• [Exercise prompt]: Leaving out every picture, quote the data below exactly as it appears.

• [Stored data]:
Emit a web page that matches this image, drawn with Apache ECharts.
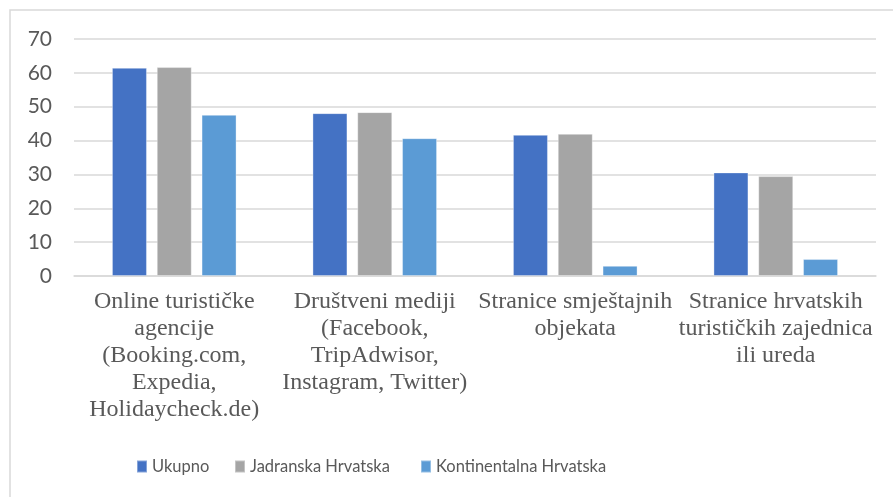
<!DOCTYPE html>
<html><head><meta charset="utf-8">
<script src="https://cdn.jsdelivr.net/npm/echarts@6/dist/echarts.min.js"></script>
<style>html,body{margin:0;padding:0;background:#fff}#c{width:893px;height:497px}</style>
</head><body><div id="c"></div>
<script>
const categories = [
  "Online turističke\nagencije\n(Booking.com,\nExpedia,\nHolidaycheck.de)",
  "Društveni mediji\n(Facebook,\nTripAdwisor,\nInstagram, Twitter)",
  "Stranice smještajnih\nobjekata",
  "Stranice hrvatskih\nturističkih zajednica\nili ureda"
];
const seriesNames = ["Ukupno", "Jadranska Hrvatska", "Kontinentalna Hrvatska"];
const ukupno = [61.5, 48.1, 41.7, 30.6];
const jadranska = [61.7, 48.4, 42.0, 29.5];
const kontinentalna = [47.6, 40.7, 3.0, 5.0];
const yTicks = { min: 0, max: 70, interval: 10 };

const colors = ["#4472C4", "#A5A5A5", "#5B9BD5"];
const values = [ukupno, jadranska, kontinentalna];
const legendLefts = [136, 234, 420];
const sansFont = "Lato, 'Liberation Sans', Arial, sans-serif";

const chart = echarts.init(document.getElementById('c'), null, { renderer: 'canvas' });
chart.setOption({
  animation: false,
  backgroundColor: '#fff',
  color: colors,
  graphic: [{
    type: 'rect', silent: true,
    shape: { x: 10, y: 10, width: 900, height: 500 },
    style: { fill: 'none', stroke: '#d9d9d9', lineWidth: 1.5 }
  }],
  legend: seriesNames.map((n, i) => ({
    data: [n], left: legendLefts[i], top: 458, padding: 0,
    itemWidth: 10, itemHeight: 12, itemGap: 5,
    icon: 'rect',
    textStyle: { color: '#595959', fontSize: 16.5, fontFamily: sansFont }
  })),
  grid: { left: 74, right: 17, top: 39, bottom: 221, containLabel: false },
  xAxis: {
    type: 'category', data: categories,
    axisLine: { show: true, lineStyle: { color: '#d9d9d9', width: 1.5 } },
    axisTick: { show: false },
    axisLabel: {
      interval: 0, margin: 12, color: '#595959',
      fontFamily: "'Liberation Serif', 'Times New Roman', serif",
      fontSize: 24, lineHeight: 27, align: 'center'
    }
  },
  yAxis: {
    type: 'value', min: yTicks.min, max: yTicks.max, interval: yTicks.interval,
    axisLine: { show: false }, axisTick: { show: false },
    splitLine: { lineStyle: { color: '#d9d9d9', width: 1.5 } },
    axisLabel: { margin: 22, color: '#595959', fontSize: 21, fontFamily: sansFont }
  },
  series: seriesNames.map((n, i) => ({
    name: n, type: 'bar', data: values[i],
    barWidth: 35, barGap: '28%',
    itemStyle: { color: colors[i], borderColor: 'rgba(255,255,255,0.35)', borderWidth: 1 }
  }))
});
</script></body></html>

• [Solution to this task]:
Emit a web page that matches this image, drawn with Apache ECharts.
<!DOCTYPE html>
<html><head><meta charset="utf-8">
<script src="https://cdn.jsdelivr.net/npm/echarts@6/dist/echarts.min.js"></script>
<style>html,body{margin:0;padding:0;background:#fff}#c{width:893px;height:497px}</style>
</head><body><div id="c"></div>
<script>
const categories = [
  "Online turističke\nagencije\n(Booking.com,\nExpedia,\nHolidaycheck.de)",
  "Društveni mediji\n(Facebook,\nTripAdwisor,\nInstagram, Twitter)",
  "Stranice smještajnih\nobjekata",
  "Stranice hrvatskih\nturističkih zajednica\nili ureda"
];
const seriesNames = ["Ukupno", "Jadranska Hrvatska", "Kontinentalna Hrvatska"];
const ukupno = [61.5, 48.1, 41.7, 30.6];
const jadranska = [61.7, 48.4, 42.0, 29.5];
const kontinentalna = [47.6, 40.7, 3.0, 5.0];
const yTicks = { min: 0, max: 70, interval: 10 };

const colors = ["#4472C4", "#A5A5A5", "#5B9BD5"];
const values = [ukupno, jadranska, kontinentalna];
const legendLefts = [136, 234, 420];
const sansFont = "Lato, 'Liberation Sans', Arial, sans-serif";

const chart = echarts.init(document.getElementById('c'), null, { renderer: 'canvas' });
chart.setOption({
  animation: false,
  backgroundColor: '#fff',
  color: colors,
  graphic: [{
    type: 'rect', silent: true,
    shape: { x: 10, y: 10, width: 900, height: 500 },
    style: { fill: 'none', stroke: '#d9d9d9', lineWidth: 1.5 }
  }],
  legend: seriesNames.map((n, i) => ({
    data: [n], left: legendLefts[i], top: 458, padding: 0,
    itemWidth: 10, itemHeight: 12, itemGap: 5,
    icon: 'rect',
    textStyle: { color: '#595959', fontSize: 16.5, fontFamily: sansFont }
  })),
  grid: { left: 74, right: 17, top: 39, bottom: 221, containLabel: false },
  xAxis: {
    type: 'category', data: categories,
    axisLine: { show: true, lineStyle: { color: '#d9d9d9', width: 1.5 } },
    axisTick: { show: false },
    axisLabel: {
      interval: 0, margin: 12, color: '#595959',
      fontFamily: "'Liberation Serif', 'Times New Roman', serif",
      fontSize: 24, lineHeight: 27, align: 'center'
    }
  },
  yAxis: {
    type: 'value', min: yTicks.min, max: yTicks.max, interval: yTicks.interval,
    axisLine: { show: false }, axisTick: { show: false },
    splitLine: { lineStyle: { color: '#d9d9d9', width: 1.5 } },
    axisLabel: { margin: 22, color: '#595959', fontSize: 21, fontFamily: sansFont }
  },
  series: seriesNames.map((n, i) => ({
    name: n, type: 'bar', data: values[i],
    barWidth: 35, barGap: '28%',
    itemStyle: { color: colors[i], borderColor: 'rgba(255,255,255,0.35)', borderWidth: 1 }
  }))
});
</script></body></html>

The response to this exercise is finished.